Here are three reasons why AirPlay Mirroring is the most important feature of iOS 5:

  1. The app-ification of TV. Players from all sides of the ecosystem are chasing this, and it would seem that the TV is the next device that will be overtaken by the app revolution. Yahoo’s TV widget platform may be the oldest TV application platform, and exciting new features that it announced at CES this year are set to make their debut in the coming months. But major OEMs are also launching their own initiatives. Sony has aligned with Google TV, which will shortly be supporting third-party apps, and Samsung’s application platform has already reached 5 million downloads. The problem, of course, is the massive fragmentation in the space. The winning platform(s) will be those that make it easy to deploy across multiple devices that have massive scale and reach. All signs point to Google/Android and Apple/iOS being the near-term winners, and Apple played a major card with AirPlay Mirroring. Suddenly, all 500,000-plus apps in the iTunes App Store will work in massive form on your TV screen. Developers don’t have to do anything differently. It’ll just work. There is little doubt, though, that a new category of apps is on the horizon that is designed from the ground up to be used on TV, and it will be interesting to see what that does to ad formats. With almost no modification, rich media-like formats from Apple’s own iAd as well as other players like Medialets will likely display flawlessly on the big screen, bringing an entire new level of engagement to mobile advertising.
  2. TV web browsing. This is another hot topic in the connected TV world. The industry is of two minds on the topic – some platforms seem to believe that users don’t want full web browsing capabilities on TV, while others aim to enable a full browser. Take Google, for example. With the launch of Google TV, it published guidelines for creating a TV-optimized version of your website. Meanwhile, the widget and app platforms suggest that people want only snippets and task-focused content/experiences from the web.
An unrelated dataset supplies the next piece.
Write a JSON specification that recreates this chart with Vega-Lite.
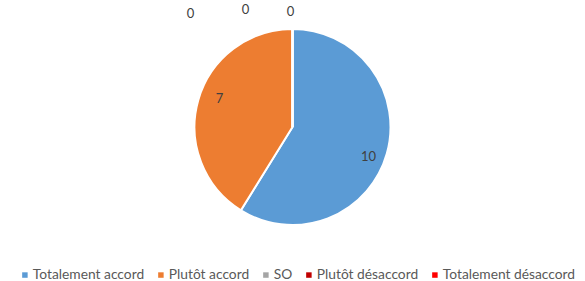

Part of the issue is the challenge of the current conventions with the TV remote control – LRUD (left right up down) is very different from and less precise than a keyboard and mouse. AirPlay Mirroring makes this debate moot. Suddenly, you’ve got full access to the web, using intuitive touch as your interface, yet presenting the whole thing on your big TV. Google is undoubtedly planning something similar, but for now, iOS 5 gives us the clearest picture of how the browser and the television may come together.
  3. Dual-screen interaction. According to a recent Yahoo/Nielsen study, 86 percent of mobile web users are on their phones while watching TV. Much of what they are doing is communicating with family and friends via social networks and other channels, but they’re also looking up additional information on the program they’re watching, the ads that ride along, or whatever else. Content and technology companies alike are trying to figure out this user experience, creating synchronized two-screen experiences and embedding all manner of social extensions. It’s a hot space that every major network is experimenting with. AirPlay Mirroring brings this capability (and potentially more) to iOS devices.

    Engadget has a great overview of this dual-screen capability working with a popular iOS game – Real Racing. Much like Microsoft’s Kinect, this technology has potential to radically reinvent primetime entertainment. Imagine, for example, if your favorite TV program was distributed as an app in the iTunes store – and you played it on your TV via your iPad with a corresponding rich interactive experience on the tablet that enhanced everything you love about the program. Take a program like Iron Chef America, for example. It’s already a treasure trove of ideas and education for foodies. But imagine if you could go deeper into the recipes, or learn more about the history of a technique, or even get camera angles that aren’t available via the final edited version that makes it to air. The trick here, and a potential limitation, is that both the video and the interactive experience would have to be distributed through the iTunes App Store, since Apple TV, unlike some other connected TV platforms, doesn’t have a way to interact with broadcast TV programming.

AirPlay Mirroring will open up a bevy of new opportunities for content (or app) producers and marketers alike. It’ll be interesting to watch user adoption, and fun to see what everyone does with the capability.